Pull out all lines from the listing below in which the word "this" appears.

-- start --

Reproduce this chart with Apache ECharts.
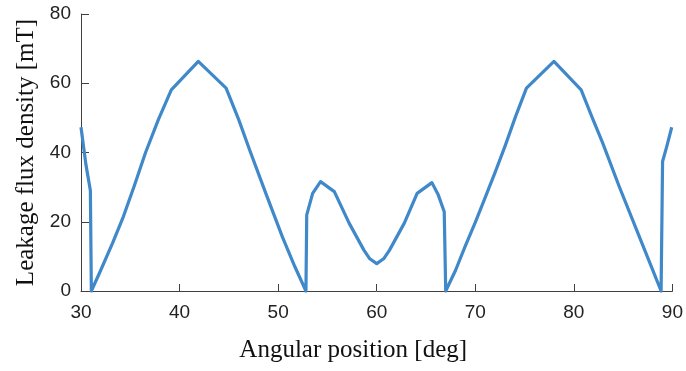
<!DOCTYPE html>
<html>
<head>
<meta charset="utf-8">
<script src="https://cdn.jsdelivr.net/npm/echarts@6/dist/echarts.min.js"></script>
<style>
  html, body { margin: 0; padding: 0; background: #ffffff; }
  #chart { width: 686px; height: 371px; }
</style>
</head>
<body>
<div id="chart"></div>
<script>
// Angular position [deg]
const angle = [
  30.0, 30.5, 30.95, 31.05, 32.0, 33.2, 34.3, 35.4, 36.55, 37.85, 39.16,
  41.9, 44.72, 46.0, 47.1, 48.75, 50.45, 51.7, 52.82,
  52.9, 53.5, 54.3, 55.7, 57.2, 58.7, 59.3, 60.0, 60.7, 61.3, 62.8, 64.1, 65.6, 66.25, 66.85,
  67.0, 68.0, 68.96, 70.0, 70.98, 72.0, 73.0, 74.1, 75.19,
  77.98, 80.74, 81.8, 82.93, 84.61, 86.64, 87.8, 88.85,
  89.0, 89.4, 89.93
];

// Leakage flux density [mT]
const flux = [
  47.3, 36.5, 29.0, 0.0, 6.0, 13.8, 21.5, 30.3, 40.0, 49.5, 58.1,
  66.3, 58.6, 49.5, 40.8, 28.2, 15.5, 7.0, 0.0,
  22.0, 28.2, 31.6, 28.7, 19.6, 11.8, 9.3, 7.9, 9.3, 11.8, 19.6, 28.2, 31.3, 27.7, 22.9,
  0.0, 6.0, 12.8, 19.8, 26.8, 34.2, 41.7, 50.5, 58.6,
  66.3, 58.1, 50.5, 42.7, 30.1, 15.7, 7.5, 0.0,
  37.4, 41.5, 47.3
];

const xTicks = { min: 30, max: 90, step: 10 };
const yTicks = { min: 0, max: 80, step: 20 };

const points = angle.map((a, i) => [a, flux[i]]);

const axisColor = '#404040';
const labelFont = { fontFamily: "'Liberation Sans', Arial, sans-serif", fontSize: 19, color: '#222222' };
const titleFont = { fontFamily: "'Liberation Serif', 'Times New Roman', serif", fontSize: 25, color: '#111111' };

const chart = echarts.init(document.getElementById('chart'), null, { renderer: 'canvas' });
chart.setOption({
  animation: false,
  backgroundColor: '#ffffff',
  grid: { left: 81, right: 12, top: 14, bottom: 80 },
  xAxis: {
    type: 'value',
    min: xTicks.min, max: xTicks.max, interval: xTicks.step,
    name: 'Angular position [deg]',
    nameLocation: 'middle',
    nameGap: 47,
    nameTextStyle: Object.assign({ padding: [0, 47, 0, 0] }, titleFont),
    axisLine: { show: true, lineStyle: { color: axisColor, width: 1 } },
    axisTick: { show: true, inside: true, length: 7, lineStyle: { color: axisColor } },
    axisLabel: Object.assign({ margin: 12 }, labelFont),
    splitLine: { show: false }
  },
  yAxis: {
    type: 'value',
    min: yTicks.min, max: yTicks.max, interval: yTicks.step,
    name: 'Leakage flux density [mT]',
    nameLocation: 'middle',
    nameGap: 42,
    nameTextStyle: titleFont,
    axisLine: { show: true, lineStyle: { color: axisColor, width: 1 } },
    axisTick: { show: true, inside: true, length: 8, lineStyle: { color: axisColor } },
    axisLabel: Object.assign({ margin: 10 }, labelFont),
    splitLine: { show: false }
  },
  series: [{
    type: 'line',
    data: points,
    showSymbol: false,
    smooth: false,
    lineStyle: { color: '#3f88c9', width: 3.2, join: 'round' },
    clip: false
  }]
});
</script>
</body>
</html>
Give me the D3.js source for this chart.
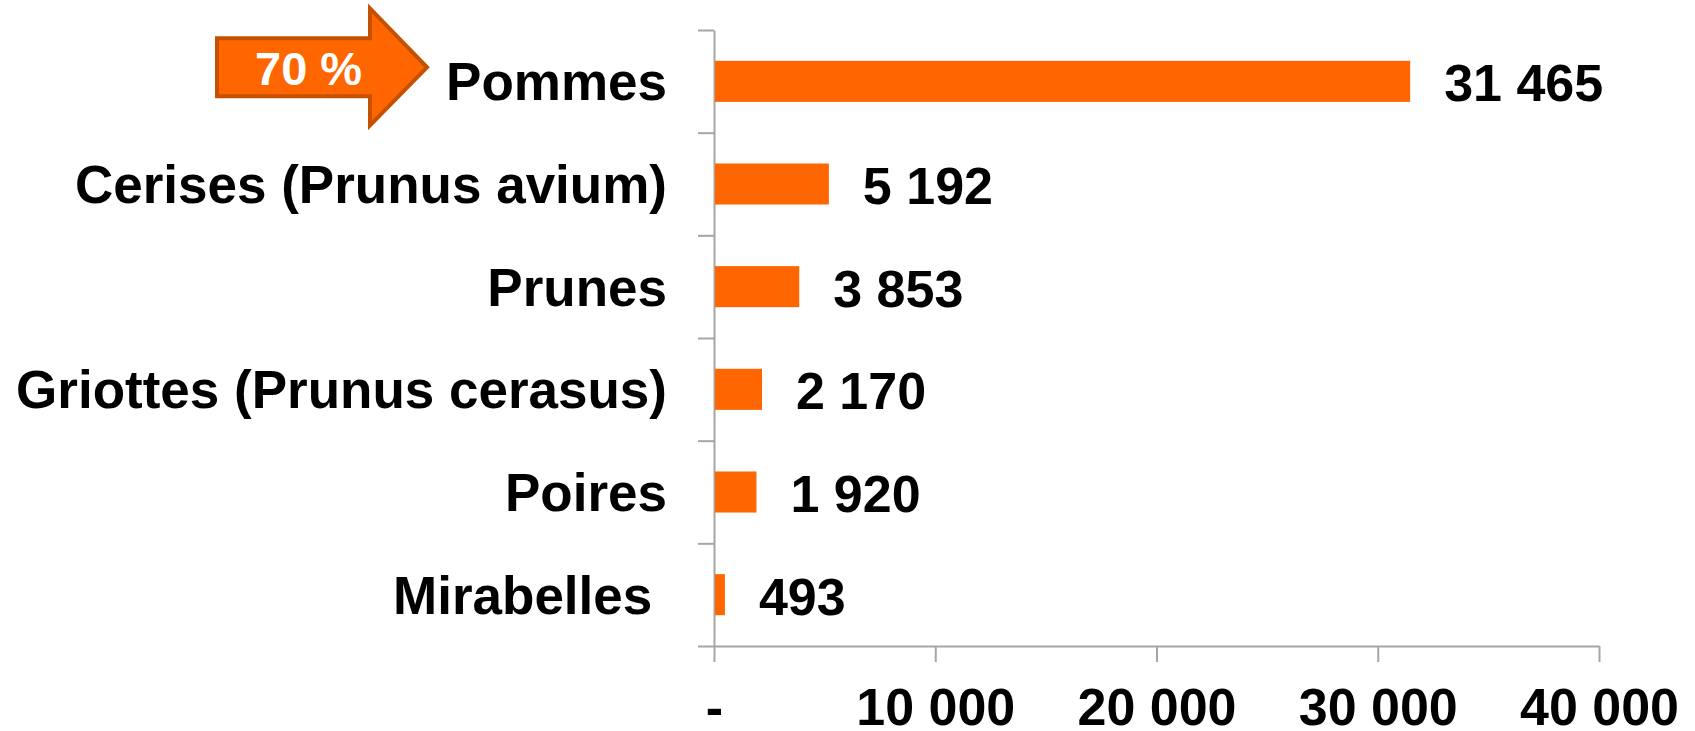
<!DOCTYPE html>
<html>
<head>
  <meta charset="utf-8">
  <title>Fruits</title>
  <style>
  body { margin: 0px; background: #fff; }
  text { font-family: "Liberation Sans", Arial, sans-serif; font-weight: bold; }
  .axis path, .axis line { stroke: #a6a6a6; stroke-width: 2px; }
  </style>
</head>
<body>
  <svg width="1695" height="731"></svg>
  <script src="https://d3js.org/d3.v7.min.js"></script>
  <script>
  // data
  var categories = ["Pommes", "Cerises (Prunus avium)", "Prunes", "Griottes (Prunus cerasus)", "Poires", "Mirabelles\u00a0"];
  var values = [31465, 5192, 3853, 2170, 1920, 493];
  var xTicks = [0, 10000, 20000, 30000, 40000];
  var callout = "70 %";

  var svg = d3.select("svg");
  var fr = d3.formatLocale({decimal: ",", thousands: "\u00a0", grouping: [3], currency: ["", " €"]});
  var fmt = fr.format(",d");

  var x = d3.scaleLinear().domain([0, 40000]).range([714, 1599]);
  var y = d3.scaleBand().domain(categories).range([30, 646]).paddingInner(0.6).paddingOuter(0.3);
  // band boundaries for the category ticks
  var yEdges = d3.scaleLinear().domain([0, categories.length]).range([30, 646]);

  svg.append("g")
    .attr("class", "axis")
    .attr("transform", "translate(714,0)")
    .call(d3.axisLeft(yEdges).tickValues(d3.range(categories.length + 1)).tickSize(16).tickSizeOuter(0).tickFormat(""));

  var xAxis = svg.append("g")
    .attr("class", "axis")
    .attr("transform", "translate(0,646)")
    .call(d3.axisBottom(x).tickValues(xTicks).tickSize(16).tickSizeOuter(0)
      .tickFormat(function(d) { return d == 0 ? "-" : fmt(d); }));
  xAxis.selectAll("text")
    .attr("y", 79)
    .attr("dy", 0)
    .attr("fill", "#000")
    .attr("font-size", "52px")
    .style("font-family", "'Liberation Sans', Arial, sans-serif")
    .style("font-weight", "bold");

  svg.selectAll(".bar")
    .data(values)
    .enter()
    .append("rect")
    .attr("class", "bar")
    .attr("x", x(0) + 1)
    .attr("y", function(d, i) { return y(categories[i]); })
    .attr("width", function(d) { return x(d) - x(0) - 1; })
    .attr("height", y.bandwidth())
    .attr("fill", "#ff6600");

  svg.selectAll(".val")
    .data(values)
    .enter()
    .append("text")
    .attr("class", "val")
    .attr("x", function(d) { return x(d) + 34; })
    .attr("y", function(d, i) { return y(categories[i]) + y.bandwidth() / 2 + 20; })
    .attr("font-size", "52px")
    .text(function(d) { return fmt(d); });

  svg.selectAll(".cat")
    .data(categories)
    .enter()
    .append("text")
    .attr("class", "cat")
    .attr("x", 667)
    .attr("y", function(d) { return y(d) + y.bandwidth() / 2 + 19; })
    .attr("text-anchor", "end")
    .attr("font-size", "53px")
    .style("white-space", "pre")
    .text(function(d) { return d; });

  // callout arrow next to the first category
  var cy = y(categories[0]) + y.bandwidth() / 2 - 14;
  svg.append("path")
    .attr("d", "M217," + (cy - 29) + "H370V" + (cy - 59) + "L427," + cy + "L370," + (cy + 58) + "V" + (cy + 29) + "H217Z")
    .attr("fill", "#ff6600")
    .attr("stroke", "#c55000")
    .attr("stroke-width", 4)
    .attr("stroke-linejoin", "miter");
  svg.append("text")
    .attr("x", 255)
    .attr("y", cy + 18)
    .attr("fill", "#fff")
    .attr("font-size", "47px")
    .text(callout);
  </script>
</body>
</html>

-- end --

▶ Exercise answer
Reproduce this chart with Apache ECharts.
Give me the D3.js source for this chart.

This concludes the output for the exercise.